No quantitative interaction efficiency or user study: The "intuitiveness and precision" of the layered interface are mainly supported by qualitative user interface figures and case studies. There is a lack of user experiments to quantitatively compare the efficiency gains over traditional prompt-based workflows.

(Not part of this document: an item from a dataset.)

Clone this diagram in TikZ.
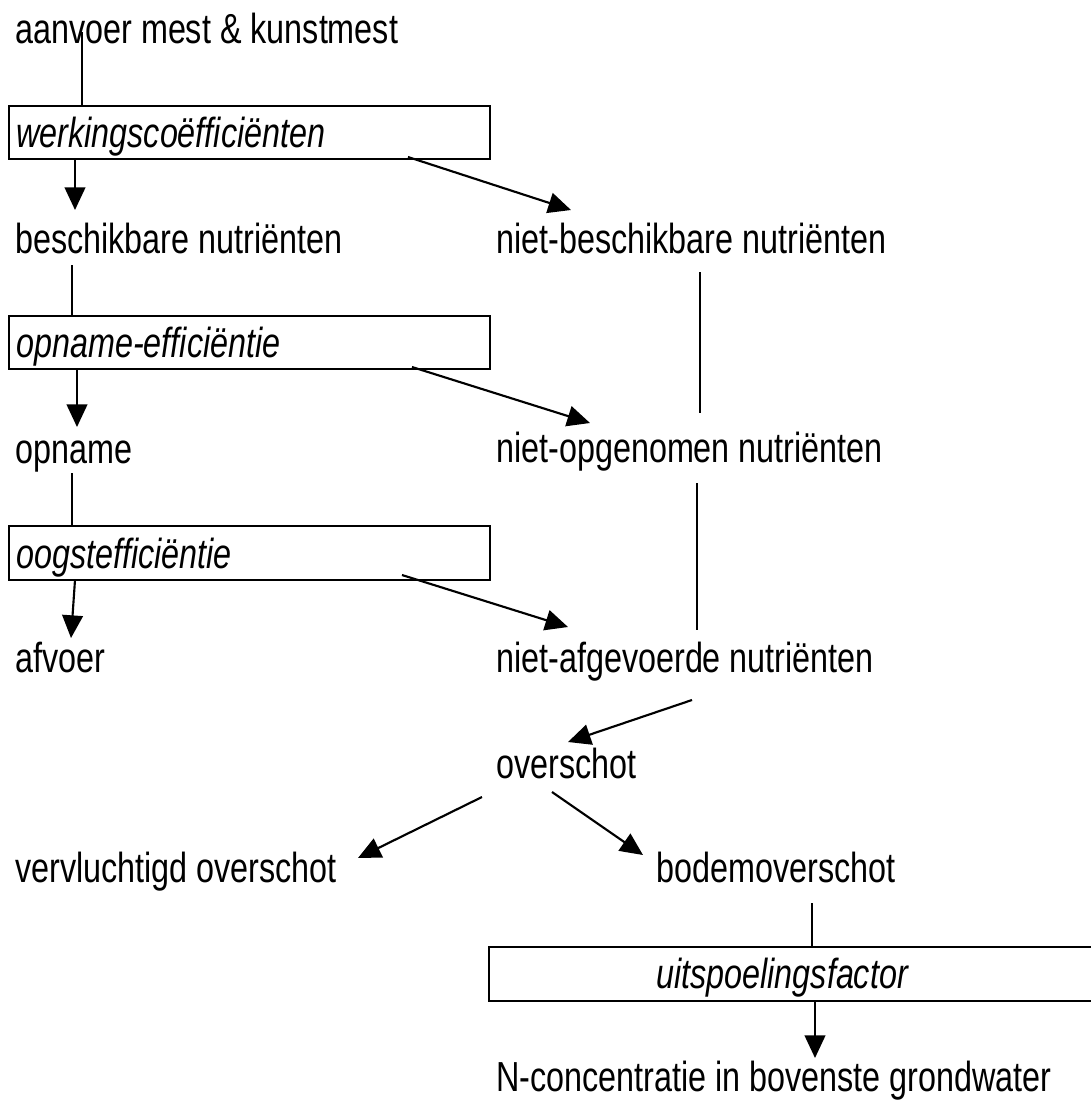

vs. ControlNet / T2I-Adapter: These models inject spatial conditions like Canny, depth, and pose into the UNet, serving as early milestones of fine-grained control. Ours extends control to the DiT architecture and unifies them into stackable, strength-adjustable, non-interfering layers, offering higher granularity and composability.
vs. OminiControl / EasyControl: OminiControl concatenates text, noise, and conditioning tokens into a single sequence for joint processing, while EasyControl uses isolated branches to enhance plug-and-play capability. Ours similarly adopts a unified sequence + LoRA conditioning branch, but additionally introduces causal modulated attention for strength adjustment and cue isolation, semanticizing the control into four layers: "content, space, structure, and color".
vs. Composition methods like Paint-by-Example / AnyDoor / Insert-Anything: These methods allow specifying layouts/masks to control "where the object is placed", but the final appearance is still inferred from the overall reference image, limiting fine-grained control. Ours allows users to provide "foreground fragments" as direct cues, offering a more precise guidance channel.
vs. MagicQuill V1: V1 proposed the prototype "Idea Collector" interactive concept and brush tools. V2 extends this with Fill Brush (spatial layer), Visual Cue Manager (foreground dragging), and SAM segmentation panel, formally framing the interaction as a layer-based editing framework.

Rating¶

Novelty: ⭐⭐⭐⭐⭐ Systematically introduces the professional layered paint paradigm into generative editing, coupled with causal modulated attention, representing a paradigm-level innovation.
Experimental Thoroughness: ⭐⭐⭐⭐ Quantitative tables and data pipeline ablation studies are provided across three tasks (content, control, and removal), but it lacks user studies and evaluations on real-world datasets.
Writing Quality: ⭐⭐⭐⭐⭐ The logic connecting motivation, framework, four-layer design, and experiments is clear, with complete equations and diagrams.
Value: ⭐⭐⭐⭐⭐ Delivers precise, controllable editing tailored directly to creators, offering high productization value with highly transferable tricks.